Weekend Links

MockSMTP.app bills itself as “smart and simple e-mail testing for new apps and websites on Mac OS X” and works as a non-delivering SMTP server so you can trap and review any emails your application sends. The instructions describe how to set it up for a Rails app but it should be usable in many contexts.

As with so many of these things, I heard bits and pieces about the Amazon-Macmillan dust-up over the past couple of weeks, but I really appreciate posts like this that lay out a good chunk of the story

node.js has been really exciting to watch over the past few months and it’s exciting to see Plurk adopting it to serve up “Instant conversations using Comet.” Apparently they ported from JBoss Netty over to node.js and saw a 10 times memory saving!
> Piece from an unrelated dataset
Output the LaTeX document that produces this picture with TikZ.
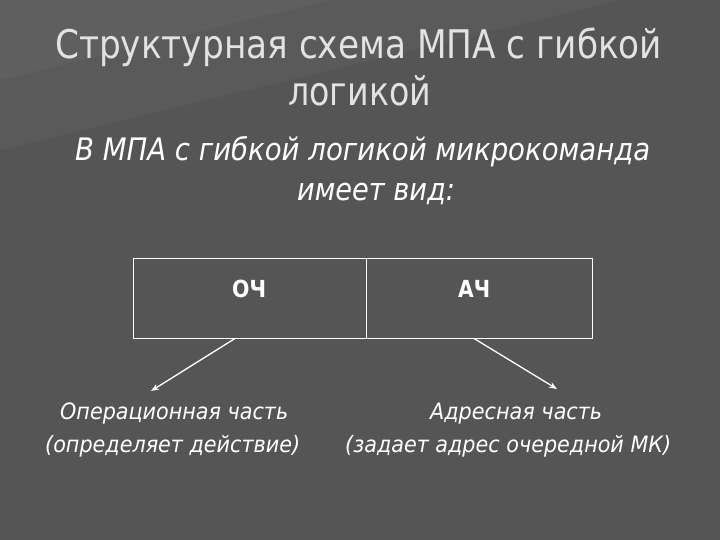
\documentclass[tikz,border=0pt]{standalone}
\usepackage{fontspec}
\setmainfont{DejaVu Sans}
\usetikzlibrary{arrows.meta}
\definecolor{bg}{HTML}{555555}
\definecolor{bglight}{HTML}{5A5A5A}
\definecolor{bglighter}{HTML}{5F5F5F}
\definecolor{titlecol}{HTML}{E2E2E2}
\newcommand{\fitw}[2]{\resizebox{#1}{\height}{#2}}
\begin{document}
\begin{tikzpicture}[x=1pt,y=-1pt,
  txt/.style={inner sep=0pt, anchor=base west, text=white},
  ttl/.style={txt, text=titlecol},
  cell/.style={draw=white, line width=0.9pt, rectangle, inner sep=0pt, minimum height=80pt},
  arr/.style={draw=white, line width=1.3pt, -{Stealth[length=8pt,width=6pt]}}]
\useasboundingbox (0,0) rectangle (720,540);
\fill[bg] (0,0) rectangle (720,540);
\fill[bglight] (0,0) -- (620,0) -- (0,150) -- cycle;
\fill[bglighter] (0,0) -- (330,0) -- (0,80) -- cycle;
% title
\node[ttl] (t1) at (55,59) {\fitw{607pt}{\fontsize{39.5}{41}\selectfont Структурная схема МПА с гибкой}};
\node[ttl] (t2) at (288,106) {\fitw{143pt}{\fontsize{39.5}{41}\selectfont логикой}};
% subtitle
\node[txt] (s1) at (75,161) {\fitw{575pt}{\fontsize{31}{33}\selectfont\itshape В МПА с гибкой логикой микрокоманда}};
\node[txt] (s2) at (297,201) {\fitw{158pt}{\fontsize{31}{33}\selectfont\itshape имеет вид:}};
% microcommand box
\node[cell, minimum width=233pt] (och) at (249.5,298) {};
\node[cell, minimum width=226pt] (ach) at (479,298) {};
\node[txt] (ochl) at (232,297) {\fitw{34pt}{\fontsize{23.5}{25}\selectfont\bfseries ОЧ}};
\node[txt] (achl) at (458,297) {\fitw{32pt}{\fontsize{23.5}{25}\selectfont\bfseries АЧ}};
% lower labels
\node[txt] (op1) at (60,419) {\fitw{228pt}{\fontsize{22.5}{24}\selectfont\itshape Операционная часть}};
\node[txt] (op2) at (45,452) {\fitw{255pt}{\fontsize{22.5}{24}\selectfont\itshape (определяет действие)}};
\node[txt] (ad1) at (430,419) {\fitw{172pt}{\fontsize{22.5}{24}\selectfont\itshape Адресная часть}};
\node[txt] (ad2) at (345,452) {\fitw{326pt}{\fontsize{22.5}{24}\selectfont\itshape (задает адрес очередной МК)}};
% arrows
\coordinate (e1) at (151,391);
\coordinate (e2) at (557,389);
\draw[arr] ([xshift=-14.5pt]och.south) -- (e1);
\draw[arr] ([xshift=-5pt]ach.south) -- (e2);
\end{tikzpicture}
\end{document}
Also getting a lot of buzz is redis and Mathias Meyer has a nice piece on “When To Redis“. It sounds like Redis 2 is going to adopt a Virtual Memory approach, a detailed write-up of which can be found here.

I’ve been doing a lot of work with jQuery this week and found this source viewer invaluable as a way of navigating the library.
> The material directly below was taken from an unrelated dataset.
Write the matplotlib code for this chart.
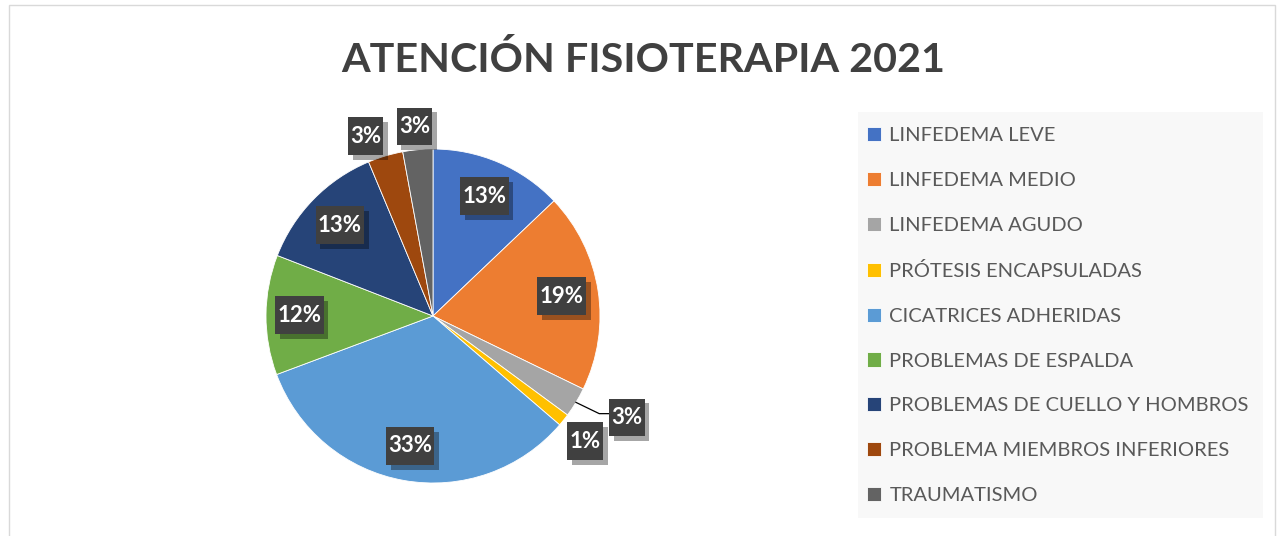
import numpy as np
import matplotlib
matplotlib.use('Agg')
import matplotlib.pyplot as plt
import matplotlib.patheffects as pe
from matplotlib.patches import Rectangle
from matplotlib.path import Path

# ---- data ----
title = "ATENCIÓN FISIOTERAPIA 2021"
categories = ["LINFEDEMA LEVE", "LINFEDEMA MEDIO", "LINFEDEMA AGUDO",
              "PRÓTESIS ENCAPSULADAS", "CICATRICES ADHERIDAS",
              "PROBLEMAS DE ESPALDA", "PROBLEMAS DE CUELLO Y HOMBROS",
              "PROBLEMA MIEMBROS INFERIORES", "TRAUMATISMO"]
values = [12.9, 19.3, 2.9, 1.2, 33.0, 11.6, 12.8, 3.4, 2.9]
colors = ["#4472C4", "#ED7D31", "#A5A5A5", "#FFC000", "#5B9BD5",
          "#70AD47", "#264478", "#9E480E", "#636363"]

plt.rcParams['font.family'] = ['Lato', 'DejaVu Sans']

W, H = 1283, 536
fig = plt.figure(figsize=(W / 100, H / 100), dpi=100)
fig.patch.set_facecolor('white')

# outer chart border
fig.add_artist(Rectangle((8.5 / W, -0.01), (1275 - 8.5) / W, 1.0, transform=fig.transFigure,
                         fill=False, ec='#d9d9d9', lw=1.0))

# title
fig.text(643 / W, 1 - 60 / H, title, ha='center', va='center', fontsize=29.7,
         fontweight='bold', color='#404040')

# pie axes
cx, cy, R = 433, 316, 167
k = 1.3
half = k * R
ax = fig.add_axes([(cx - half) / W, (H - cy - half) / H, 2 * half / W, 2 * half / H])

wedges, _ = ax.pie(values, colors=colors, startangle=90, counterclock=False, radius=1,
                   wedgeprops=dict(edgecolor='white', linewidth=0.6))
ax.set_xlim(-k, k)
ax.set_ylim(-k, k)
ax.set_aspect('equal')
ax.axis('off')


def label_box(x0, y0, width, height, mutation_size):
    px = 0.10 * mutation_size
    py = 0.38 * mutation_size
    x0, y0 = x0 - px, y0 - py
    x1, y1 = x0 + width + 2 * px, y0 + height + 2 * py
    return Path([(x0, y0), (x1, y0), (x1, y1), (x0, y1), (x0, y0)], closed=True)


label_r = [0.78, 0.78, 1.31, 1.18, 0.79, 0.80, 0.78, 1.15, 1.14]
label_dang = [0, 0, 3.5, -1.0, 0, 0, 0, 4, 0.4]
FS = 16

for i, (w, v) in enumerate(zip(wedges, values)):
    mid = np.deg2rad((w.theta1 + w.theta2) / 2 + label_dang[i])
    x, y = label_r[i] * np.cos(mid), label_r[i] * np.sin(mid)
    t = ax.text(x, y, f"{v:.0f}%", ha='center', va='center', fontsize=FS, fontweight='bold',
                color='white', bbox=dict(boxstyle=label_box, fc='#404040', ec='none'))
    t.get_bbox_patch().set_path_effects([
        pe.SimplePatchShadow(offset=(3.5, -3.5), shadow_rgbFace='black', alpha=0.35),
        pe.Normal()])
    if i == 2:
        m0 = np.deg2rad((w.theta1 + w.theta2) / 2)
        sx, sy = np.cos(m0), np.sin(m0)
        ax.plot([sx, x - 0.165, x - 0.10], [sy, y + 0.023, y + 0.023], color='black', lw=0.9)

# legend background
fig.add_artist(Rectangle((858 / W, 1 - 518 / H), (1263 - 858) / W, (518 - 112) / H,
                         transform=fig.transFigure, fc='#f8f8f8', ec='none', zorder=0))
fig.legend(wedges, categories, loc='upper left', bbox_to_anchor=(853 / W, 1 - 113 / H),
           frameon=False, fontsize=14.5, labelcolor='#595959', handlelength=0.7,
           handleheight=0.7, handletextpad=0.4, labelspacing=1.38, borderpad=0.2)

fig.savefig('out.png', dpi=100, facecolor='white')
Matthew from Bytemark–who I host numerous sites with–has been getting cross with people claiming libel but failing to supply URLs for the supposed instances, so he engaged Carter Ruck to help him work out an appropriate position. His writeup is well worth reading if you bear any responsibility for online discussion fora.

The tremors following the Apple iPad announcement continue to be felt including the ongoing debate about flash. It’s good to see a number of voices (such as Jeffrey Zeldman and Dorian Ray) pointing out that Adobe are well positioned to build tools to help with HTML5 adoption. That would seem a good way forward for them, specially as video players like this one demonstrate the goodness awaiting us.
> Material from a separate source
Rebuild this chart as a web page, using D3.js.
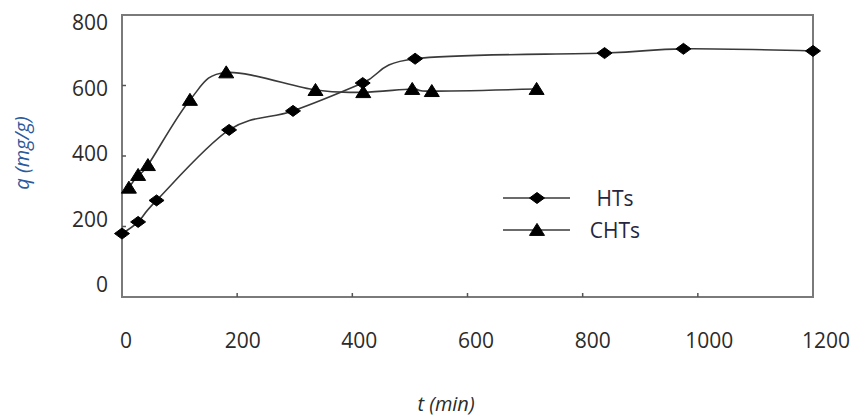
<!DOCTYPE html>
<html>
<head>
<meta charset="utf-8">
<script src="https://cdn.jsdelivr.net/npm/d3@7/dist/d3.min.js"></script>
<style>
  html, body { margin: 0; padding: 0; background: #fff; }
  svg { display: block; }
  text { font-family: "Open Sans", "Noto Sans", sans-serif; }
</style>
</head>
<body>
<svg id="chart" width="850" height="415"></svg>
<script>
// Adsorption kinetics: uptake q (mg/g) versus contact time t (min)
const htsTime = [0, 28, 60, 186, 297, 418, 509, 838, 975, 1200];
const htsQ    = [180, 213, 274, 474, 528, 607, 676, 692, 704, 698];

const chtsTime = [12, 28, 45, 118, 181, 336, 419, 504, 538, 720];
const chtsQ    = [310, 346, 374, 559, 637, 587, 581, 590, 584, 590];

const xTicks = [0, 200, 400, 600, 800, 1000, 1200];
const yTicks = [0, 200, 400, 600, 800];

const seriesNames = ["HTs", "CHTs"];

const svg = d3.select("#chart");

const plot = { left: 122, right: 813, top: 15, bottom: 297 };

const x = d3.scaleLinear().domain([0, 1200]).range([plot.left, plot.right]);
const y = d3.scaleLinear().domain([0, 800]).range([plot.bottom, plot.top]);

// tick labels sit slightly inset from the frame
const xLabel = d3.scaleLinear().domain([0, 1200]).range([126, 826]);
const yLabel = d3.scaleLinear().domain([0, 800]).range([284, 22]);

const frameColor = "#7a7a7a";
const lineColor = "#3a3a3a";
const textColor = "#2b2b2b";

// plot frame
svg.append("rect")
  .attr("x", plot.left).attr("y", plot.top)
  .attr("width", plot.right - plot.left).attr("height", plot.bottom - plot.top)
  .attr("fill", "none").attr("stroke", frameColor).attr("stroke-width", 2);

// inward tick marks
svg.append("g").selectAll("line").data(xTicks.slice(1, -1)).join("line")
  .attr("x1", d => x(d)).attr("x2", d => x(d))
  .attr("y1", plot.bottom).attr("y2", plot.bottom - 4)
  .attr("stroke", "#555").attr("stroke-width", 1.5);
svg.append("g").selectAll("line").data(yTicks.slice(1, -1)).join("line")
  .attr("x1", plot.left).attr("x2", plot.left + 4)
  .attr("y1", d => y(d)).attr("y2", d => y(d))
  .attr("stroke", "#555").attr("stroke-width", 1.5);

// tick labels
svg.append("g").selectAll("text").data(xTicks).join("text")
  .attr("x", d => xLabel(d)).attr("y", 340)
  .attr("text-anchor", "middle").attr("dominant-baseline", "central")
  .attr("font-size", 21).attr("fill", textColor)
  .text(d => d);
svg.append("g").selectAll("text").data(yTicks).join("text")
  .attr("x", 108).attr("y", d => yLabel(d))
  .attr("text-anchor", "end").attr("dominant-baseline", "central")
  .attr("font-size", 21).attr("fill", textColor)
  .text(d => d);

// axis titles
svg.append("text")
  .attr("transform", "translate(21,153) rotate(-90)")
  .attr("text-anchor", "middle").attr("dominant-baseline", "central")
  .attr("font-size", 20).attr("font-style", "italic").attr("fill", "#2d5a9c")
  .text("q (mg/g)");
svg.append("text")
  .attr("x", 446).attr("y", 403)
  .attr("text-anchor", "middle").attr("dominant-baseline", "central")
  .attr("font-size", 20).attr("font-style", "italic").attr("fill", textColor)
  .text("t (min)");

// markers
const diamond = (w, h) => `M${-w / 2},0L0,${-h / 2}L${w / 2},0L0,${h / 2}Z`;
const triangle = (w, h) => `M${-w / 2},${h * 0.45}L${w / 2},${h * 0.45}L0,${-h * 0.55}Z`;
const markerPaths = [diamond(15, 11), triangle(15, 12)];

const series = [
  htsTime.map((t, i) => ({ t, q: htsQ[i] })),
  chtsTime.map((t, i) => ({ t, q: chtsQ[i] }))
];

const line = d3.line()
  .x(d => x(d.t)).y(d => y(d.q))
  .curve(d3.curveCatmullRom.alpha(0));

series.forEach((pts, s) => {
  svg.append("path")
    .datum(pts)
    .attr("d", line)
    .attr("fill", "none").attr("stroke", lineColor).attr("stroke-width", 1.6);
  svg.append("g").selectAll("path").data(pts).join("path")
    .attr("transform", d => `translate(${x(d.t)},${y(d.q)})`)
    .attr("d", markerPaths[s])
    .attr("fill", "#000")
    .attr("stroke", "#000").attr("stroke-width", 1).attr("stroke-linejoin", "round");
});

// legend
const legendY = [198, 230];
seriesNames.forEach((name, s) => {
  const g = svg.append("g").attr("transform", `translate(0,${legendY[s]})`);
  g.append("line").attr("x1", 503).attr("x2", 570).attr("y1", 0).attr("y2", 0)
    .attr("stroke", lineColor).attr("stroke-width", 1.6);
  g.append("path").attr("transform", "translate(537,0)").attr("d", markerPaths[s])
    .attr("fill", "#000").attr("stroke", "#000").attr("stroke-width", 1).attr("stroke-linejoin", "round");
  g.append("text").attr("x", 615).attr("y", 0)
    .attr("text-anchor", "middle").attr("dominant-baseline", "central")
    .attr("font-size", 21).attr("fill", "#262640")
    .text(name);
});
</script>
</body>
</html>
Handling recurring payments (for subscriptions and the like) tends to be a pain. Recurly looks an interesting entry into that space and I’m looking forward to trying it out.

And then of course there’s Rails 3, now in beta. The announcement is on the rails blog, the release notes are a good place to start. Having had some deployment/gem version issues lately I’m very glad to see bundler stabilising.